**Aim of the exercise**
Print word for word the first line of the listing below and every line after it, through the line with "const squeeze = 0.74". Leave out the pictures and the rest.

**Dataset excerpt**
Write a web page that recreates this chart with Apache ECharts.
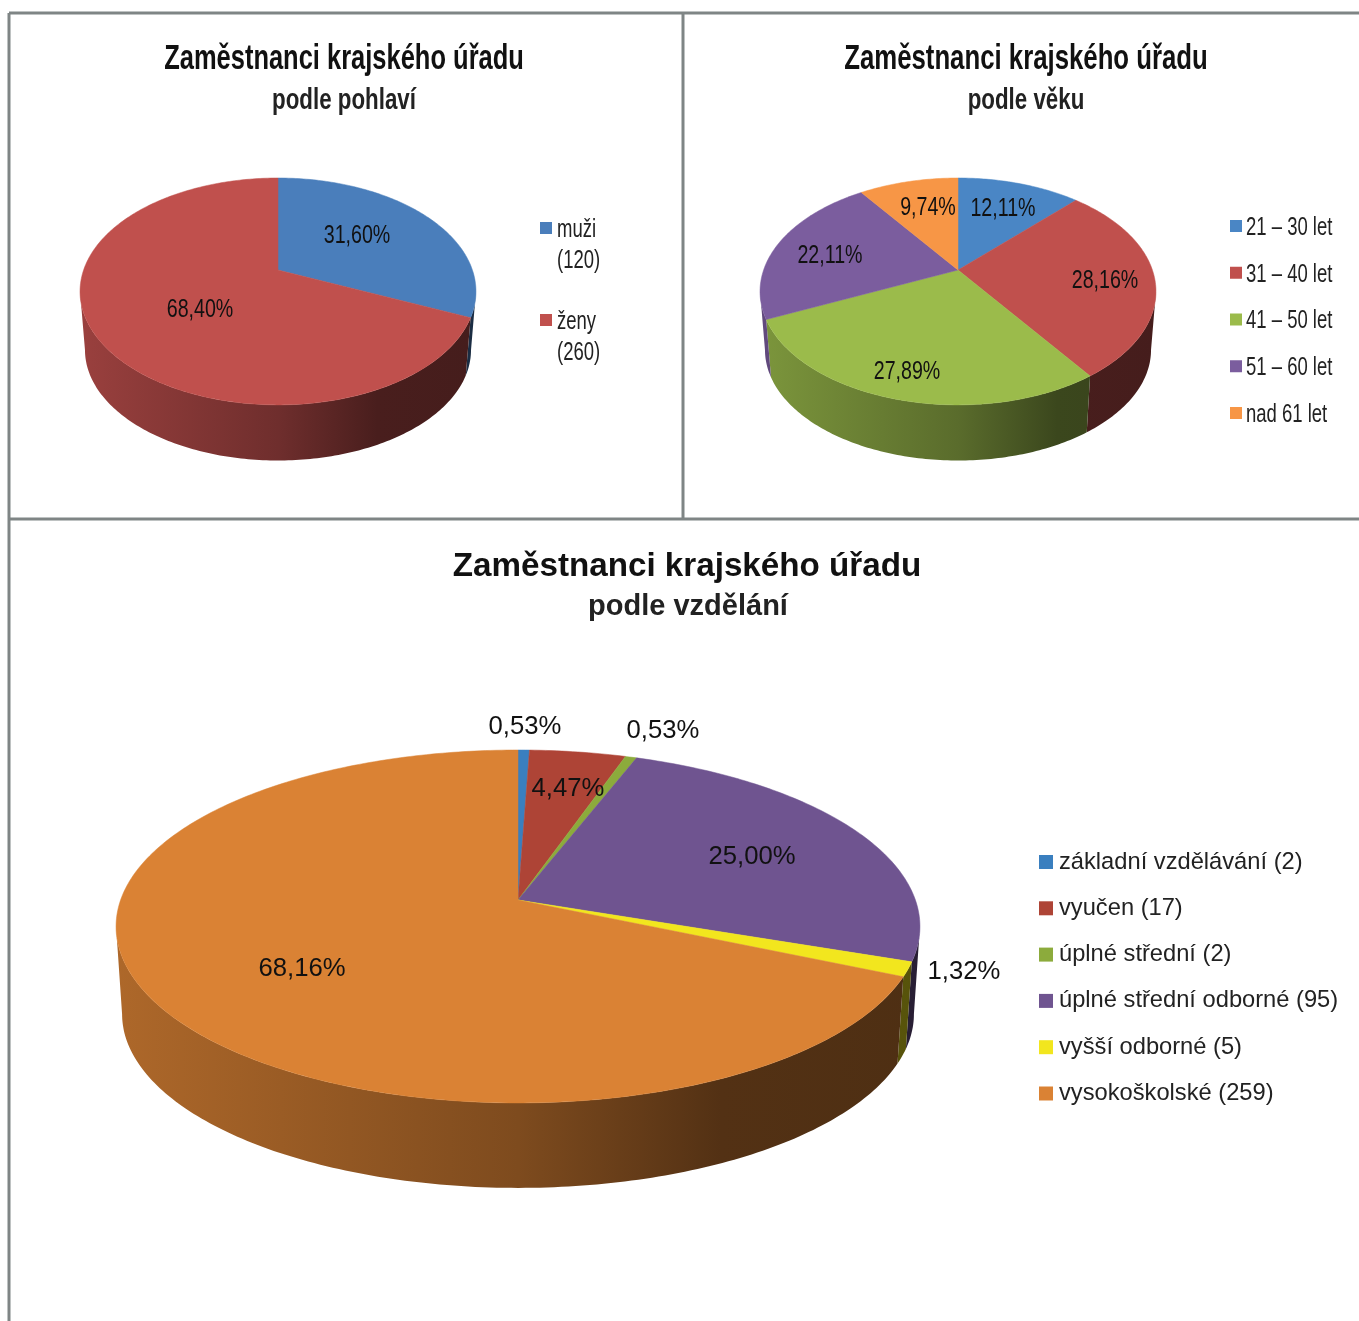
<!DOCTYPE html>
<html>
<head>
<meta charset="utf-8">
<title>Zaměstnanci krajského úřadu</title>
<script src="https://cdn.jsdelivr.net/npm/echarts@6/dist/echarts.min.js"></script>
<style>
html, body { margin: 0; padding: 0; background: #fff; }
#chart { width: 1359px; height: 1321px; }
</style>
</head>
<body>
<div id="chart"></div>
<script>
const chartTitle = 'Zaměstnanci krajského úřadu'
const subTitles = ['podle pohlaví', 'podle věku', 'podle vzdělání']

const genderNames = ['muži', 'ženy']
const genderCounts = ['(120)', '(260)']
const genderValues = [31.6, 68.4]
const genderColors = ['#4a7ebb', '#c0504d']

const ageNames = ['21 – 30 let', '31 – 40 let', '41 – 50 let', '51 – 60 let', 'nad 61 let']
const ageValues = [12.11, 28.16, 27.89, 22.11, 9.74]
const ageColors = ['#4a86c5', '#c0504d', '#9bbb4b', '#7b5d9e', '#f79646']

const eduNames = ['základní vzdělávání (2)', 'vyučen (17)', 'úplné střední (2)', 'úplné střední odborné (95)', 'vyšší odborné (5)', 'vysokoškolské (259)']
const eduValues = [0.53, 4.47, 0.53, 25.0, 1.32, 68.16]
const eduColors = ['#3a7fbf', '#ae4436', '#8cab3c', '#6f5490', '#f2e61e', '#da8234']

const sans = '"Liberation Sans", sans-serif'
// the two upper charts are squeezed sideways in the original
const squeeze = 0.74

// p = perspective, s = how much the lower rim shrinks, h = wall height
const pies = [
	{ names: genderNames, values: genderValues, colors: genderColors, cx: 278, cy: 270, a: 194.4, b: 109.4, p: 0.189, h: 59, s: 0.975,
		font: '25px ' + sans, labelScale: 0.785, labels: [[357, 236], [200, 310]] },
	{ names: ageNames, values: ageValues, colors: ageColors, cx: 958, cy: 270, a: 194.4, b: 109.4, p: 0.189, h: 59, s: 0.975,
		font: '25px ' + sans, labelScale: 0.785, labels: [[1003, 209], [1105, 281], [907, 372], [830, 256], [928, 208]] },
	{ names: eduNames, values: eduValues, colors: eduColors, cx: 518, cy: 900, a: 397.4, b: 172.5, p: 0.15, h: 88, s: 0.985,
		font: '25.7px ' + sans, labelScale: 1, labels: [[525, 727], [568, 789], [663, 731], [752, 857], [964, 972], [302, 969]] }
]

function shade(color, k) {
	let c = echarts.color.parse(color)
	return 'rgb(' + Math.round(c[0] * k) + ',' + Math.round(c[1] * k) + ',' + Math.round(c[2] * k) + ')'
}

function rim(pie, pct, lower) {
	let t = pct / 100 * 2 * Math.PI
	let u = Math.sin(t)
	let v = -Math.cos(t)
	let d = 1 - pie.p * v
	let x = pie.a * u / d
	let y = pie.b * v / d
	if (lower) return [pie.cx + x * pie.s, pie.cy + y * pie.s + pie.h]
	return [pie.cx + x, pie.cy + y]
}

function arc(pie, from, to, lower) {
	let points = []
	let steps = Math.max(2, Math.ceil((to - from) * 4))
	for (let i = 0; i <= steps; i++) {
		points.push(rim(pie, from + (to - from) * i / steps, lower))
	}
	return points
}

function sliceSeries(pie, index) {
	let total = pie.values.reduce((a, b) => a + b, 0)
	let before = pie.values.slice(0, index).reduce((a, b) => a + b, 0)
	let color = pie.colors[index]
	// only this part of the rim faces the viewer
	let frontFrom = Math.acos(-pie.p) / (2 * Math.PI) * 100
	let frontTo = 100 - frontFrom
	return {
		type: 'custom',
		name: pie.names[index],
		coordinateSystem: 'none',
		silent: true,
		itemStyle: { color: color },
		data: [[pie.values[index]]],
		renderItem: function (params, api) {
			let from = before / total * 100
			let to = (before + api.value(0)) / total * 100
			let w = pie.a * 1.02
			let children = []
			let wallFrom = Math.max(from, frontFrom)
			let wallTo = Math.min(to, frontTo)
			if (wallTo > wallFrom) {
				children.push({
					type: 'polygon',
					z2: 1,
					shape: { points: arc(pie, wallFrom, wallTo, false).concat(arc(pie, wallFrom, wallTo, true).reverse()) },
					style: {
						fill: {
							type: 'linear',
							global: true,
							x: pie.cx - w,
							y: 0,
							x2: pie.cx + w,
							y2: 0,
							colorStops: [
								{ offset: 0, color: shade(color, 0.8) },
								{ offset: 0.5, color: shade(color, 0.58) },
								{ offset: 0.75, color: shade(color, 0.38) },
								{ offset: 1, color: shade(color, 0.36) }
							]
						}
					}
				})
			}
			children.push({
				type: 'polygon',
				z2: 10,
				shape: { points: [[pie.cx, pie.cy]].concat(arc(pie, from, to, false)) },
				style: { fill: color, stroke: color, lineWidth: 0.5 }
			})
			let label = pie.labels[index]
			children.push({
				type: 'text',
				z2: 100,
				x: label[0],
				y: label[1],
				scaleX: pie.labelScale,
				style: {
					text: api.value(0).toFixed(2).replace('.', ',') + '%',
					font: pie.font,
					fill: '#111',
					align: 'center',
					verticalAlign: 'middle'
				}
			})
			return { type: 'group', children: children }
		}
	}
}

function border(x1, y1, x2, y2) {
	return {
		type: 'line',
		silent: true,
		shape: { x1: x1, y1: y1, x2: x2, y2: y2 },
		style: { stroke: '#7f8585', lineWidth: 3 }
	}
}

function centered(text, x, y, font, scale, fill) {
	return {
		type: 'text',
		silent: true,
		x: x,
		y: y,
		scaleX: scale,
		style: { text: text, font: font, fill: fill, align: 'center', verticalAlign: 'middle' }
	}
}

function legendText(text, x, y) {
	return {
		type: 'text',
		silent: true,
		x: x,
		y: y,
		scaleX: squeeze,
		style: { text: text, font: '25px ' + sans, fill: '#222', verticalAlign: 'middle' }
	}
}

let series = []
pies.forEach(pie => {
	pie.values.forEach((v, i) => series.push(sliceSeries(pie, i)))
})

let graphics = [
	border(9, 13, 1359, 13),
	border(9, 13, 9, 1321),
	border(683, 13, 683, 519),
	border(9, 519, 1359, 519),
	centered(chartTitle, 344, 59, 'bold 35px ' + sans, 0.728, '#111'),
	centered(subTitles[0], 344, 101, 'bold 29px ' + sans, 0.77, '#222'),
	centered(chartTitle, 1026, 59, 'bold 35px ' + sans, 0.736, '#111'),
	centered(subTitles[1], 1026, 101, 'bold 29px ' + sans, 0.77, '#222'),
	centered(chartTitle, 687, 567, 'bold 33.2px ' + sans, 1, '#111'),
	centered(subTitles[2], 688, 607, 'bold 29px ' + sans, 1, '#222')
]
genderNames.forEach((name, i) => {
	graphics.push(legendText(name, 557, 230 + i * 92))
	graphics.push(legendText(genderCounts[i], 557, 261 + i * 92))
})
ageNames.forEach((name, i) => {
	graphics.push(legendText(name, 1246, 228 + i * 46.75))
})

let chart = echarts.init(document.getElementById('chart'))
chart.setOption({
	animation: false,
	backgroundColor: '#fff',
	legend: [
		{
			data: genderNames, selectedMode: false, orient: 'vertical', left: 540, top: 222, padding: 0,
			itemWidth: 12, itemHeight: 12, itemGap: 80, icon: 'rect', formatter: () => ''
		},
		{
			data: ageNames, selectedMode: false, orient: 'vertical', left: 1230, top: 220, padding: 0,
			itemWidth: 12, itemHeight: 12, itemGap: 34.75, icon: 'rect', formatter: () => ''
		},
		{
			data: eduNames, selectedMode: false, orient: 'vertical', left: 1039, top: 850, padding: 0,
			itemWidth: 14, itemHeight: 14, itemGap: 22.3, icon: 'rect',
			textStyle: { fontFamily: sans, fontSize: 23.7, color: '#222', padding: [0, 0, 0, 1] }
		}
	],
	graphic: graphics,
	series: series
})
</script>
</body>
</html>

**Completed task**
Write a web page that recreates this chart with Apache ECharts.
<!DOCTYPE html>
<html>
<head>
<meta charset="utf-8">
<title>Zaměstnanci krajského úřadu</title>
<script src="https://cdn.jsdelivr.net/npm/echarts@6/dist/echarts.min.js"></script>
<style>
html, body { margin: 0; padding: 0; background: #fff; }
#chart { width: 1359px; height: 1321px; }
</style>
</head>
<body>
<div id="chart"></div>
<script>
const chartTitle = 'Zaměstnanci krajského úřadu'
const subTitles = ['podle pohlaví', 'podle věku', 'podle vzdělání']

const genderNames = ['muži', 'ženy']
const genderCounts = ['(120)', '(260)']
const genderValues = [31.6, 68.4]
const genderColors = ['#4a7ebb', '#c0504d']

const ageNames = ['21 – 30 let', '31 – 40 let', '41 – 50 let', '51 – 60 let', 'nad 61 let']
const ageValues = [12.11, 28.16, 27.89, 22.11, 9.74]
const ageColors = ['#4a86c5', '#c0504d', '#9bbb4b', '#7b5d9e', '#f79646']

const eduNames = ['základní vzdělávání (2)', 'vyučen (17)', 'úplné střední (2)', 'úplné střední odborné (95)', 'vyšší odborné (5)', 'vysokoškolské (259)']
const eduValues = [0.53, 4.47, 0.53, 25.0, 1.32, 68.16]
const eduColors = ['#3a7fbf', '#ae4436', '#8cab3c', '#6f5490', '#f2e61e', '#da8234']

const sans = '"Liberation Sans", sans-serif'
// the two upper charts are squeezed sideways in the original
const squeeze = 0.74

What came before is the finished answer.